Sunday, March 30, 2008

Traffic Jams and How to Avoid Them

If you've ever wondered what causes traffic jams even when there is no accident, check out this experiment where people told to drive around 30 mph are unable to do so and end up with a traffic jam because of the density of the traffic.

For more detail then you ever thought possible on the subject of traffic jams, check out this study performed by an engineer who experimented with allowing large traffic spaces to open in front of him and found he could break up small traffic jams. His most counter intuitive conclusion, but amusing to us offensive drivers, was that those who cause traffic jams are not the guys zig zagging through traffic, but rather those righteous busybodies who decide to stop them and refuse to allow people to merge.

You know the types, they crunch up against the car in front of them and risk an accident rather than let someone merge.

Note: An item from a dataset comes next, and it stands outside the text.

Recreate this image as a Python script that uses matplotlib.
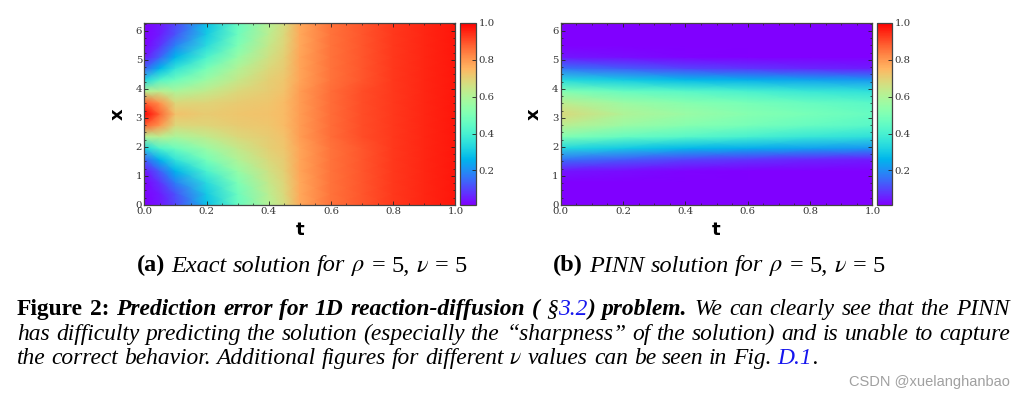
import numpy as np
import matplotlib
matplotlib.use("Agg")
import matplotlib.pyplot as plt
from matplotlib.ticker import AutoMinorLocator
from matplotlib.colors import Normalize

plt.rcParams['mathtext.fontset'] = 'stix'

# ---------------- data ----------------
# grid: t columns, x rows (x = 0 .. 2*pi in steps of pi/8)
x_grid = [0.0, 0.393, 0.785, 1.178, 1.571, 1.963, 2.356, 2.749, 3.142,
          3.534, 3.927, 4.320, 4.712, 5.105, 5.498, 5.890, 6.283]
t_exact = [0.0, 0.05, 0.1, 0.2, 0.3, 0.4, 0.45, 0.5, 0.6, 0.7, 0.8, 0.9, 1.0]
# exact solution u(x, t); one row per x value
u_exact = [
    [0.00, 0.04, 0.10, 0.28, 0.46, 0.61, 0.67, 0.77, 0.85, 0.89, 0.93, 0.95, 0.97],
    [0.00, 0.05, 0.12, 0.30, 0.47, 0.62, 0.68, 0.77, 0.85, 0.89, 0.93, 0.95, 0.97],
    [0.01, 0.08, 0.18, 0.34, 0.50, 0.64, 0.69, 0.77, 0.85, 0.89, 0.93, 0.95, 0.97],
    [0.04, 0.14, 0.26, 0.41, 0.55, 0.66, 0.70, 0.78, 0.85, 0.89, 0.93, 0.95, 0.97],
    [0.14, 0.26, 0.36, 0.49, 0.60, 0.68, 0.71, 0.78, 0.85, 0.89, 0.93, 0.95, 0.97],
    [0.32, 0.42, 0.47, 0.56, 0.64, 0.70, 0.72, 0.78, 0.85, 0.89, 0.93, 0.95, 0.97],
    [0.61, 0.62, 0.59, 0.63, 0.68, 0.71, 0.73, 0.79, 0.86, 0.90, 0.93, 0.95, 0.97],
    [0.88, 0.80, 0.68, 0.69, 0.71, 0.72, 0.74, 0.79, 0.86, 0.90, 0.93, 0.95, 0.97],
    [1.00, 0.87, 0.73, 0.71, 0.72, 0.73, 0.74, 0.79, 0.86, 0.90, 0.93, 0.95, 0.97],
    [0.88, 0.80, 0.68, 0.69, 0.71, 0.72, 0.74, 0.79, 0.86, 0.90, 0.93, 0.95, 0.97],
    [0.61, 0.62, 0.59, 0.63, 0.68, 0.71, 0.73, 0.79, 0.86, 0.90, 0.93, 0.95, 0.97],
    [0.32, 0.42, 0.47, 0.56, 0.64, 0.70, 0.72, 0.78, 0.85, 0.89, 0.93, 0.95, 0.97],
    [0.14, 0.26, 0.36, 0.49, 0.60, 0.68, 0.71, 0.78, 0.85, 0.89, 0.93, 0.95, 0.97],
    [0.04, 0.14, 0.26, 0.41, 0.55, 0.66, 0.70, 0.78, 0.85, 0.89, 0.93, 0.95, 0.97],
    [0.01, 0.08, 0.18, 0.34, 0.50, 0.64, 0.69, 0.77, 0.85, 0.89, 0.93, 0.95, 0.97],
    [0.00, 0.05, 0.12, 0.30, 0.47, 0.62, 0.68, 0.77, 0.85, 0.89, 0.93, 0.95, 0.97],
    [0.00, 0.04, 0.10, 0.28, 0.46, 0.61, 0.67, 0.77, 0.85, 0.89, 0.93, 0.95, 0.97],
]
t_pinn = [0.0, 0.2, 0.4, 0.6, 0.8, 1.0]
u_pinn = [
    [0.00, 0.00, 0.00, 0.00, 0.00, 0.00],
    [0.00, 0.00, 0.00, 0.00, 0.00, 0.00],
    [0.00, 0.00, 0.00, 0.00, 0.00, 0.00],
    [0.04, 0.03, 0.02, 0.01, 0.00, 0.00],
    [0.16, 0.13, 0.10, 0.08, 0.06, 0.05],
    [0.33, 0.30, 0.27, 0.25, 0.23, 0.21],
    [0.51, 0.46, 0.43, 0.40, 0.37, 0.35],
    [0.62, 0.56, 0.52, 0.49, 0.46, 0.43],
    [0.68, 0.60, 0.56, 0.52, 0.49, 0.46],
    [0.62, 0.56, 0.52, 0.49, 0.46, 0.43],
    [0.51, 0.46, 0.43, 0.40, 0.37, 0.35],
    [0.33, 0.30, 0.27, 0.25, 0.23, 0.21],
    [0.16, 0.13, 0.10, 0.08, 0.06, 0.05],
    [0.04, 0.03, 0.02, 0.01, 0.00, 0.00],
    [0.00, 0.00, 0.00, 0.00, 0.00, 0.00],
    [0.00, 0.00, 0.00, 0.00, 0.00, 0.00],
    [0.00, 0.00, 0.00, 0.00, 0.00, 0.00],
]
x_ticks = [0, 1, 2, 3, 4, 5, 6]
t_ticks = [0.0, 0.2, 0.4, 0.6, 0.8, 1.0]
cbar_ticks = [0.2, 0.4, 0.6, 0.8, 1.0]

sub_a = [("(a)", "bold"), (" Exact solution for ", "ital"), (r"$\rho$", "math"),
         (" = 5, ", "roman"), (r"$\nu$", "math"), (" = 5", "roman")]
sub_b = [("(b)", "bold"), (" PINN solution for ", "ital"), (r"$\rho$", "math"),
         (" = 5, ", "roman"), (r"$\nu$", "math"), (" = 5", "roman")]
cap_lines = [
    [("Figure 2:", "bold"), (" Prediction error for 1D reaction-diffusion ( ", "boldital"), ("§", "ital"),
     ("3.2", "link"), (") problem.", "boldital"), (" We can clearly see that the PINN", "ital")],
    [("has difficulty predicting the solution (especially the \u201csharpness\u201d of the solution) and is unable to capture", "ital")],
    [("the correct behavior. Additional figures for different ", "ital"), (r"$\nu$", "math"),
     (" values can be seen in Fig. ", "ital"), ("D.1", "link"), (".", "ital")],
]
watermark = "CSDN @xuelanghanbao"

# ---------------- figure ----------------
W, H = 1020, 397
fig = plt.figure(figsize=(W / 100, H / 100), dpi=100)
norm = Normalize(vmin=0.013, vmax=1.0)


def px_axes(l, t, r, b):
    return [l / W, 1 - b / H, (r - l) / W, (b - t) / H]


def panel(ax_box, cb_box, tt, uu):
    ax = fig.add_axes(px_axes(*ax_box))
    cax = fig.add_axes(px_axes(*cb_box))
    mesh = ax.pcolormesh(np.array(tt), np.array(x_grid), np.array(uu),
                         shading='gouraud', cmap='rainbow', norm=norm)
    ax.set_xlim(0, 1)
    ax.set_ylim(0, x_grid[-1])
    ax.set_xticks(t_ticks)
    ax.set_yticks(x_ticks)
    ax.xaxis.set_minor_locator(AutoMinorLocator(4))
    ax.yaxis.set_minor_locator(AutoMinorLocator(4))
    ax.tick_params(which='both', direction='in', top=True, right=True,
                   colors='#222222', labelcolor='#333333')
    ax.tick_params(which='major', length=3, width=0.6, labelsize=7.3, pad=1.5)
    ax.tick_params(which='minor', length=1.5, width=0.5)
    for lab in ax.get_xticklabels() + ax.get_yticklabels():
        lab.set_fontfamily('DejaVu Serif')
    for sp in ax.spines.values():
        sp.set_color('#444444')
        sp.set_linewidth(0.9)
    ax.set_xlabel('t', fontsize=13, fontweight='bold')
    ax.set_ylabel('x', fontsize=13, fontweight='bold')
    ax.xaxis.set_label_coords(0.5, -0.09)
    ax.yaxis.set_label_coords(-0.058, 0.5)
    cb = fig.colorbar(mesh, cax=cax)
    cb.set_ticks(cbar_ticks)
    cb.ax.tick_params(direction='in', length=3, width=0.6, labelsize=7.3, pad=1.5,
                      colors='#222222', labelcolor='#333333')
    for lab in cb.ax.get_yticklabels():
        lab.set_fontfamily('DejaVu Serif')
    cb.outline.set_edgecolor('#444444')
    cb.outline.set_linewidth(0.9)
    return ax


panel((144.3, 22.7, 455.3, 205), (460.3, 22.7, 476.3, 205), t_exact, u_exact)
panel((560.7, 22.7, 872.3, 205), (877, 22.7, 892.3, 205), t_pinn, u_pinn)

# ---------------- text ----------------
renderer = fig.canvas.get_renderer()
SERIF = 'Liberation Serif'
STYLES = {
    'bold': dict(family=SERIF, fontweight='bold'),
    'ital': dict(family=SERIF, fontstyle='italic'),
    'roman': dict(family=SERIF),
    'boldital': dict(family=SERIF, fontweight='bold', fontstyle='italic'),
    'link': dict(family=SERIF, fontstyle='italic', color='#1515ee'),
    'math': dict(),
}


def style_kw(st, fs):
    kw = dict(fontsize=fs, color='black')
    kw.update(STYLES[st])
    return kw


def words_of(runs):
    words = [[]]
    for txt, st in runs:
        if st == 'math':
            words[-1].append((txt, st))
            continue
        parts = txt.split(' ')
        for i, p in enumerate(parts):
            if i > 0:
                words.append([])
            if p:
                words[-1].append((p, st))
    return [w for w in words if w]


def measure(seg, fs):
    t = fig.text(0, 0, seg[0], **style_kw(seg[1], fs))
    w = t.get_window_extent(renderer).width
    t.remove()
    return w


def line_natural(runs, fs):
    ws = words_of(runs)
    tot = sum(sum(measure(s, fs) for s in w) for w in ws)
    return tot + 0.25 * fs * 100 / 72 * (len(ws) - 1)


def draw_line(runs, x0, base, fs, target=None):
    ws = words_of(runs)
    widths = [[measure(s, fs) for s in w] for w in ws]
    total = sum(sum(w) for w in widths)
    gap = 0.25 * fs * 100 / 72
    if target is not None and len(ws) > 1:
        gap = (target - total) / (len(ws) - 1)
    x = x0
    for w, wl in zip(ws, widths):
        for seg, sw in zip(w, wl):
            fig.text(x / W, 1 - base / H, seg[0], va='baseline', ha='left',
                     **style_kw(seg[1], fs))
            x += sw
        x += gap


# fit caption size to the full width line
fs_cap = 12.0 * 993 / line_natural(cap_lines[1], 12.0)
draw_line(cap_lines[0], 17, 315, fs_cap, target=993)
draw_line(cap_lines[1], 17, 340, fs_cap, target=993)
draw_line(cap_lines[2], 17, 364, fs_cap)

fs_sub = 12.0 * 332 / line_natural(sub_a, 12.0)
draw_line(sub_a, 136.7, 271.5, fs_sub)
draw_line(sub_b, 553.3, 271.5, fs_sub)

fig.text(1010 / W, 1 - 386 / H, watermark, ha='right', va='baseline',
         family='Liberation Sans', fontsize=10.5, color='#a0a0a0')

fig.savefig('out.png', dpi=100)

But by doing so they are essentially making their car larger, and they are effectively eliminating a lane by disallowing merges. A car who needs to move to the left and can't is going to slow down, which jams up the cars behind him, and the (sometimes) moving parking lot is born.

We WANT people to merge ahead of us before that other lane comes to an end. If I fear that someone will leap into the space ahead of me, or if this makes me resentful or angry, then I close up ranks and prevent everyone from merging. If I try to become the "vengeance police" and punish the cheaters who zoom ahead, then I close up ranks and stop all merges. Closed ranks create traffic jams. "Cheaters" don't trigger traffic jams, it's the people who try to punish the cheaters who do it.

Lane jumpers are not the real problem. Traffic jams are commonly caused by people who attempt to punish the lane jumpers by eliminating all spaces! In the merge-jam animations, the goal isn't to maintain the empty space under any circumstance. The goal is to ALLOW PEOPLE TO MERGE AHEAD OF US! Closing up the ranks is what produces that jam in the animation.

There is also the experience I've had where people merging early when they realize a lane ahead is closing actually make the problem worse by bunching up behind a slow moving vehicle instead of passing it prior to merging. Once again, it is the slow busybodies, not the "cheating" speed demons, that cause the jam.

The lesson is: keep moving at a steady pace, try to avoid the start-and-stops, and most important of all, let people merge in front of you if they want to. After all, they are just trying to get where they are going, and isn't that the whole point of getting in our cars in the first place?